WORK REQUIRED:
Copy out all lines in the data below containing the string "this".

DATA SUPPLIED:
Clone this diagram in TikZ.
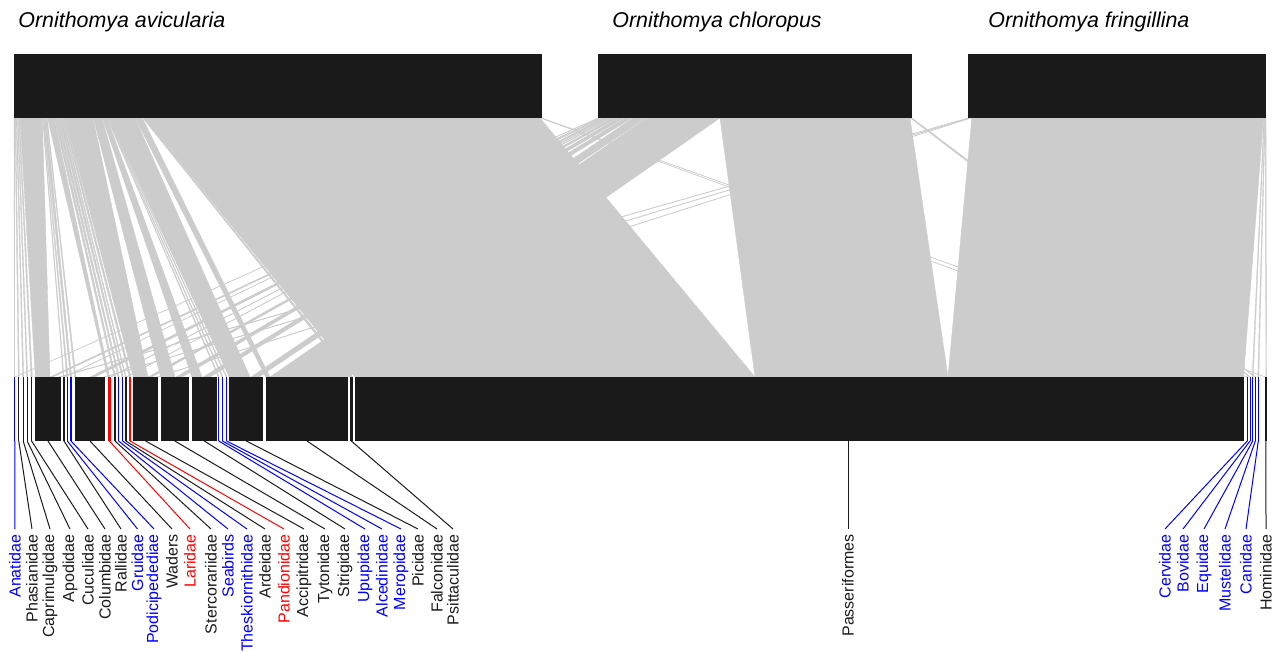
\documentclass[tikz,border=0pt]{standalone}
\usepackage{fontspec}
\setmainfont{Liberation Sans}
\usepackage{xcolor}

\definecolor{linkgray}{HTML}{CCCCCC}
\definecolor{boxblack}{HTML}{1A1A1A}
\definecolor{famblue}{HTML}{0000FF}
\definecolor{famred}{HTML}{FF0000}

\begin{document}
\begin{tikzpicture}[x=0.5pt,y=-0.5pt,
  lnk/.style={fill=linkgray,draw=linkgray,line width=0.2pt},
  lab/.style={font=\fontsize{8}{10}\selectfont,rotate=90,anchor=east,inner sep=2.5pt},
  ttl/.style={font=\fontsize{10.7}{13}\selectfont\itshape,anchor=base west,inner sep=0pt}]
\useasboundingbox (0,0) rectangle (1274,652);

% interactions
\foreach \ta/\tb/\ba/\bb in {
  14/14.6/14.3/14.8, 15/15.8/18.3/19.3, 16.2/17/22.7/23.7, 17.4/18.2/26.7/27.7,
  18.6/19.6/31/32.3, 20/42.3/35.3/50, 42.5/43/63.3/64, 43.2/43.8/66.7/68,
  44/46.4/70.3/71.7, 46.6/47.2/74.7/76, 47.5/54/107.7/109.5, 54.3/56.5/114.3/115.7,
  56.8/59/118/119.3, 59.3/61.5/122/123.3, 61.8/63/125.3/126, 63.3/65/129.3/131,
  65.3/93/133.3/148, 93.3/102/160.7/175, 102.3/107/192/202, 107.2/107.6/218.3/219.3,
  107.8/108.2/222/223, 108.4/108.8/226/227, 109/135/229.3/250, 135.3/142.4/265.7/270,
  142.8/143.4/350/352.7, 143.8/540/355/755, 540.3/540.8/1246.8/1247.8, 541.2/542/1265.3/1265.8,
  598/599/14.8/15.3, 600/602/50/53, 603/603.6/64/64.7, 604.5/608/90/95,
  609/610/110/111, 611/612/126/126.7, 613/617/148/152, 618/624/176/182,
  625/632/203/210, 633/646/251/259, 647/720/270/348.3, 720/910/755/948,
  910.3/911/1249.5/1250.5, 911.2/912/1254.8/1255.8,
  968/969/58.5/60.7, 969.3/970.3/103.5/105.3, 970.6/971.4/156.5/158,
  971.8/1263.5/948/1243.5, 1263.8/1264.4/1252.2/1253.2, 1264.6/1265.2/1257.8/1258.8,
  1265.4/1266/1265.8/1266.5}
  \path[lnk] (\ta,118) -- (\tb,118) -- (\bb,377) -- (\ba,377) -- cycle;

% flies
\fill[boxblack] (14,54) rectangle (542,118);
\fill[boxblack] (598,54) rectangle (912,118);
\fill[boxblack] (968,54) rectangle (1266,118);
\node[ttl] (tAvic) at (18,28) {Ornithomya avicularia};
\node[ttl] (tChlo) at (612,28) {Ornithomya chloropus};
\node[ttl] (tFrin) at (988,28) {Ornithomya fringillina};

% hosts
\foreach \nm/\l/\r/\c/\s/\x in {
  Anatidae/14.3/15.3/famblue/14.8/15, Phasianidae/18.3/19.3/boxblack/18.8/32,
  Caprimulgidae/22.7/23.7/boxblack/23.2/50, Apodidae/26.7/27.7/boxblack/27.2/70,
  Cuculidae/31/32.3/boxblack/31.6/88, Columbidae/35.3/60.7/boxblack/48/105,
  Rallidae/63.3/64.7/boxblack/64/121, Gruidae/66.7/68/famblue/67.3/137.5,
  Podicipedediae/70.3/71.7/famblue/71/154, Waders/74.7/105.3/boxblack/90/172,
  Laridae/107.7/111/famred/109.3/190, Stercorariidae/114.3/115.7/boxblack/115/211,
  Seabirds/118/119.3/famblue/118.6/228, Theskiornithidae/122/123.3/famblue/122.6/247,
  Ardeidae/125.3/126.7/boxblack/126/265, Pandionidae/129.3/131/famred/130.1/284,
  Accipitridae/133.3/158/boxblack/145.6/304, Tytonidae/160.7/189/boxblack/174.8/325,
  Strigidae/192/216.7/boxblack/204.3/345, Upupidae/218.3/219.3/famblue/218.8/365,
  Alcedinidae/222/223/famblue/222.5/382, Meropidae/226/227/famblue/226.5/401,
  Picidae/229.3/263.3/boxblack/246.3/418, Falconidae/265.7/348.3/boxblack/307/437,
  Psittaculidae/350/352.7/boxblack/351.3/453, Passeriformes/355/1243.5/boxblack/848/848,
  Cervidae/1246.8/1247.8/famblue/1247.3/1165, Bovidae/1249.5/1250.5/famblue/1250/1183,
  Equidae/1252.2/1253.2/famblue/1252.7/1204, Mustelidae/1254.8/1255.8/famblue/1255.3/1225,
  Canidae/1257.8/1258.8/famblue/1258.3/1246, Hominidae/1265.3/1266.5/boxblack/1265.9/1266}{
  \fill[\c] (\l,377) rectangle (\r,441);
  \coordinate (b\nm) at (\s,441);
  \node[lab,text=\c] (l\nm) at (\x,529) {\nm};
  \draw[\c,line width=0.5pt] (b\nm) -- (l\nm.east);
}

\end{tikzpicture}
\end{document}
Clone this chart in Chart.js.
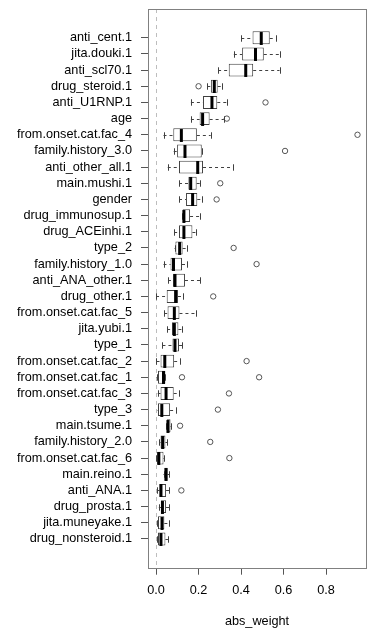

REPLY TO THE EXERCISE:
Clone this diagram in TikZ.
Clone this chart in Chart.js.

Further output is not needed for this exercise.